The league's active leader in career touchdown catches, Gates abandoned a potential basketball career only to become one of the NFL's most prolific tight ends, not to mention one of the biggest football names of his generation.
The San Diego Chargers' all-time leader in just about every receiving category, he's long been Mr. Automatic, using five 900-yard seasons -- nearly 11,200 yards in all -- to earn eight Pro Bowl berths and a spot on the league's 2000s All-Decade Team. Hall of Fame, here he comes.
3. Warren Moon
Rejected not only at the draft but for more than half a decade afterward, the big-name signal-caller catapulted from Canadian Football League stardom to NFL turf, on which he gave inspiration to undrafted quarterbacks across the land. The first African-American QB to land in the Hall of Fame, he never brought home a Lombardi Trophy but found sustained success at the game's most important position with nine Pro Bowls, Offensive Player of the Year honors and two 4,000-yard seasons in an era with less emphasis on the aerial game. His signature No. 1 jersey is retired by the Tennessee Titans in honor of his Houston Oilers legacy.

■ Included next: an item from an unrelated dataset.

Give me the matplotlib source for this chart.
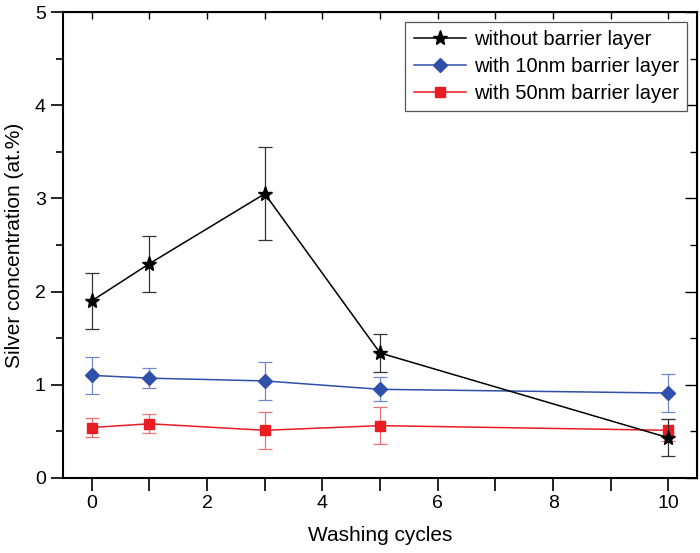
import matplotlib
matplotlib.use("Agg")
import matplotlib.pyplot as plt
from matplotlib.ticker import MultipleLocator

plt.rcParams['font.family'] = ['Liberation Sans', 'DejaVu Sans']

cycles = [0, 1, 3, 5, 10]
no_barrier = [1.90, 2.30, 3.05, 1.34, 0.43]
no_barrier_err = [0.30, 0.30, 0.50, 0.20, 0.20]
b10 = [1.10, 1.07, 1.04, 0.95, 0.91]
b10_err = [0.20, 0.11, 0.20, 0.13, 0.20]
b50 = [0.54, 0.58, 0.51, 0.56, 0.51]
b50_err = [0.10, 0.10, 0.20, 0.20, 0.12]
labels = ['without barrier layer', 'with 10nm barrier layer', 'with 50nm barrier layer']

fig = plt.figure(figsize=(7.0, 5.53), dpi=100)
ax = fig.add_axes([0.09, 0.136, 0.906, 0.842])

black = '#000000'
blue = '#2f4fab'
red = '#ec1c24'

c1 = ax.errorbar(cycles, no_barrier, yerr=no_barrier_err, color=black, lw=1.1, marker='*', ms=11,
                 ecolor='#333333', elinewidth=0.9, capsize=5, capthick=0.9, zorder=3)
c2 = ax.errorbar(cycles, b10, yerr=b10_err, color=blue, lw=1.1, marker='D', ms=7,
                 ecolor='#7088c8', elinewidth=0.9, capsize=5, capthick=0.9, zorder=2)
c3 = ax.errorbar(cycles, b50, yerr=b50_err, color=red, lw=1.1, marker='s', ms=7,
                 ecolor='#f07070', elinewidth=0.9, capsize=5, capthick=0.9, zorder=2)

ax.set_xlim(-0.5, 10.5)
ax.set_ylim(0, 5)
ax.xaxis.set_major_locator(MultipleLocator(2))
ax.xaxis.set_minor_locator(MultipleLocator(1))
ax.yaxis.set_major_locator(MultipleLocator(1))
ax.yaxis.set_minor_locator(MultipleLocator(0.5))

ax.tick_params(which='both', direction='out', top=False, right=False, labelsize=14, width=1.2)
ax.tick_params(which='major', length=9)
ax.tick_params(axis='x', which='minor', length=9)
ax.tick_params(axis='y', which='minor', length=5)

axt = ax.secondary_xaxis('top')
axt.xaxis.set_major_locator(MultipleLocator(2))
axt.xaxis.set_minor_locator(MultipleLocator(1))
axt.tick_params(which='both', direction='in', length=5, width=1.0, labeltop=False)
axr = ax.secondary_yaxis('right')
axr.yaxis.set_major_locator(MultipleLocator(1))
axr.yaxis.set_minor_locator(MultipleLocator(0.5))
axr.tick_params(which='both', direction='in', length=5, width=1.0, labelright=False)
axr.tick_params(which='major', length=9)

for s in ax.spines.values():
    s.set_linewidth(1.5)

ax.set_xlabel('Washing cycles', fontsize=15, labelpad=10)
ax.set_ylabel('Silver concentration (at.%)', fontsize=15, labelpad=8)

leg = ax.legend([c1[0], c2[0], c3[0]], labels, loc='upper right', fontsize=14.5, frameon=True,
                fancybox=False, edgecolor='#555555', framealpha=1, borderaxespad=0.5,
                handlelength=2.6, labelspacing=0.38, borderpad=0.4, handletextpad=0.4)
leg.get_frame().set_linewidth(0.9)

fig.savefig('out.png', dpi=100)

2. Dick "Night Train" Lane
You don't know NFL history if you don't know "Night Train." Moon's success as a QB is hard to top, but to perennially dominate defensive backfields as Lane did for 14 years is a grand feat in itself. Even if you take away his inspirational backstory, in which he was abandoned as a child, went to junior college and served in the military, the Hall of Fame cornerback was a stud. His 14-interception rookie year has yet to be bested, his 68 total picks ranked second in the NFL when he retired, and his hard hits are immortalized through NFL Films.
1. Kurt Warner
Speaking of Hollywood backstories, Warner's transition from grocery store bagger and Arena League quarterback to Super Bowl MVP is about as familiar as the all-star resume that led to his impending Hall of Fame induction.
Cut by the Green Bay Packers as a rookie, the Iowa native went on to win a title with the St. Louis Rams' "Greatest Show on Turf" and contend for another as an aging vet with the Arizona Cardinals. His career passer rating is a top-10 mark in league history, many of his postseason passing marks rank first, and two MVPs made his 12-year NFL tenure an unforgettable one.

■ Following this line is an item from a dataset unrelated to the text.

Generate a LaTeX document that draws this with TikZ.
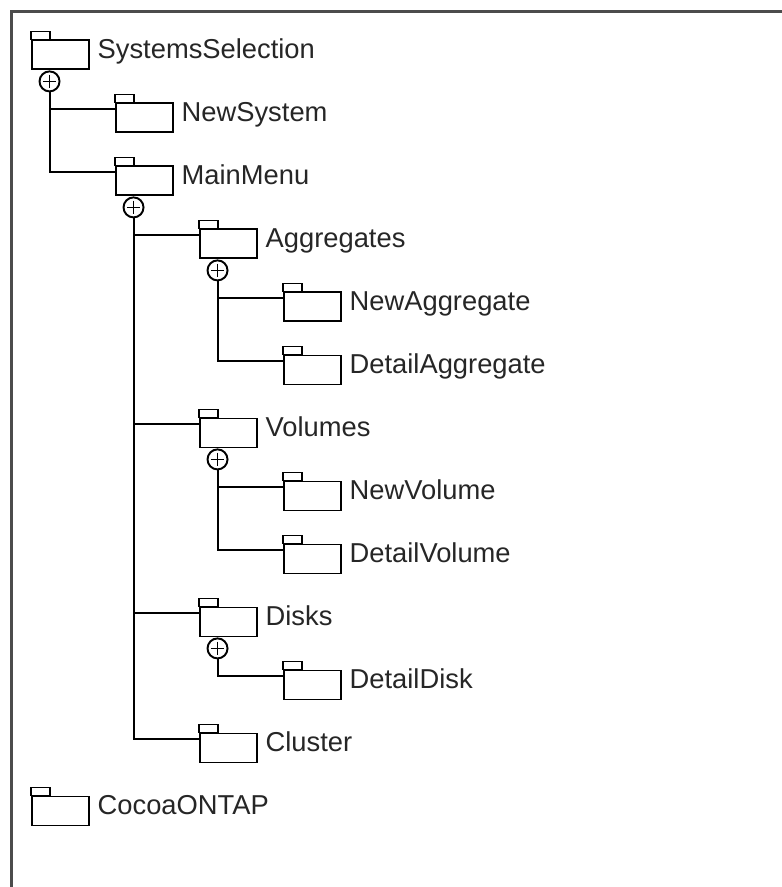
\documentclass[tikz,border=0pt]{standalone}
\usepackage{fontspec}
\setmainfont{Liberation Sans}
\usetikzlibrary{positioning}

\begin{document}
\begin{tikzpicture}[x=0.75pt,y=-0.75pt]
			\tikzset{pkg/.style = {draw,line width=1.45pt,minimum width=42.75pt,minimum height=21.75pt,inner sep=0pt,anchor=north west}}
			\tikzset{plus/.style = {circle,draw,line width=1.45pt,minimum size=15pt,inner sep=0pt,anchor=north,
				path picture={\draw[line width=1.2pt] ([xshift=2.5pt]path picture bounding box.west) -- ([xshift=-2.5pt]path picture bounding box.east)
					([yshift=-2.5pt]path picture bounding box.north) -- ([yshift=2.5pt]path picture bounding box.south);}}}
			\tikzset{lbl/.style = {anchor=base west,inner sep=0pt,text=black!85,font=\fontsize{20.5pt}{24pt}\selectfont}}
			\tikzset{conn/.style = {line width=1.45pt}}

			\useasboundingbox (0,0) rectangle (781,887);
			\draw[line width=1.9pt,black!70] (795,11.5) -- (11.5,11.5) -- (11.5,900);

			\node[pkg] (sel) at (31,39.5) {};
			\node[pkg] (newsys) at (115,102.5) {};
			\node[pkg] (main) at (115,165.5) {};
			\node[pkg] (aggr) at (199,228.5) {};
			\node[pkg] (newaggr) at (283,291.5) {};
			\node[pkg] (detaggr) at (283,354.5) {};
			\node[pkg] (vol) at (199,417.5) {};
			\node[pkg] (newvol) at (283,480.5) {};
			\node[pkg] (detvol) at (283,543.5) {};
			\node[pkg] (disks) at (199,606.5) {};
			\node[pkg] (detdisk) at (283,669.5) {};
			\node[pkg] (cluster) at (199,732.5) {};
			\node[pkg] (cocoa) at (31,795.5) {};

			% folder tabs
			\foreach \n in {sel,newsys,main,aggr,newaggr,detaggr,vol,newvol,detvol,disks,detdisk,cluster,cocoa}
				\draw[conn] (\n.north west) rectangle ++(14.25pt,6pt);

			\node[lbl] (sel-t) at ([xshift=5.6pt,yshift=-14.5pt]sel.north east) {SystemsSelection};
			\node[lbl] (newsys-t) at ([xshift=5.6pt,yshift=-14.5pt]newsys.north east) {NewSystem};
			\node[lbl] (main-t) at ([xshift=5.6pt,yshift=-14.5pt]main.north east) {MainMenu};
			\node[lbl] (aggr-t) at ([xshift=5.6pt,yshift=-14.5pt]aggr.north east) {Aggregates};
			\node[lbl] (newaggr-t) at ([xshift=5.6pt,yshift=-14.5pt]newaggr.north east) {NewAggregate};
			\node[lbl] (detaggr-t) at ([xshift=5.6pt,yshift=-14.5pt]detaggr.north east) {DetailAggregate};
			\node[lbl] (vol-t) at ([xshift=5.6pt,yshift=-14.5pt]vol.north east) {Volumes};
			\node[lbl] (newvol-t) at ([xshift=5.6pt,yshift=-14.5pt]newvol.north east) {NewVolume};
			\node[lbl] (detvol-t) at ([xshift=5.6pt,yshift=-14.5pt]detvol.north east) {DetailVolume};
			\node[lbl] (disks-t) at ([xshift=5.6pt,yshift=-14.5pt]disks.north east) {Disks};
			\node[lbl] (detdisk-t) at ([xshift=5.6pt,yshift=-14.5pt]detdisk.north east) {DetailDisk};
			\node[lbl] (cluster-t) at ([xshift=5.6pt,yshift=-14.5pt]cluster.north east) {Cluster};
			\node[lbl] (cocoa-t) at ([xshift=5.6pt,yshift=-14.5pt]cocoa.north east) {CocoaONTAP};

			% containment circles
			\node[plus] (sel-p) at ([xshift=13.9pt]sel.south west) {};
			\node[plus] (main-p) at ([xshift=13.9pt]main.south west) {};
			\node[plus] (aggr-p) at ([xshift=13.9pt]aggr.south west) {};
			\node[plus] (vol-p) at ([xshift=13.9pt]vol.south west) {};
			\node[plus] (disks-p) at ([xshift=13.9pt]disks.south west) {};

			\draw[conn] (sel-p) |- ([yshift=-5pt]newsys.north west);
			\draw[conn] (sel-p) |- ([yshift=-5pt]main.north west);
			\draw[conn] (main-p) |- ([yshift=-5pt]aggr.north west);
			\draw[conn] (main-p) |- ([yshift=-5pt]vol.north west);
			\draw[conn] (main-p) |- ([yshift=-5pt]disks.north west);
			\draw[conn] (main-p) |- ([yshift=-5pt]cluster.north west);
			\draw[conn] (aggr-p) |- ([yshift=-5pt]newaggr.north west);
			\draw[conn] (aggr-p) |- ([yshift=-5pt]detaggr.north west);
			\draw[conn] (vol-p) |- ([yshift=-5pt]newvol.north west);
			\draw[conn] (vol-p) |- ([yshift=-5pt]detvol.north west);
			\draw[conn] (disks-p) |- ([yshift=-5pt]detdisk.north west);
		\end{tikzpicture}
\end{document}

To comb through the rest of the NFL's undrafted heroes is a tall task, but only because there is a plethora of other overlooked stars who warrant recognition. Among them, Brian Waters and Priest Holmes were staples of the Kansas City Chiefs offense, Rod Smith piled up 11,000 receiving yards for the Denver Broncos on the way to a Ring of Fame spot, Wes Welker became the NFL's first five-time 110-catch wideout despite a 5-9, 185-pound frame, and Joe "The Jet" Perry had back-to-back 1,000-yard seasons as a fullback and 1954 MVP.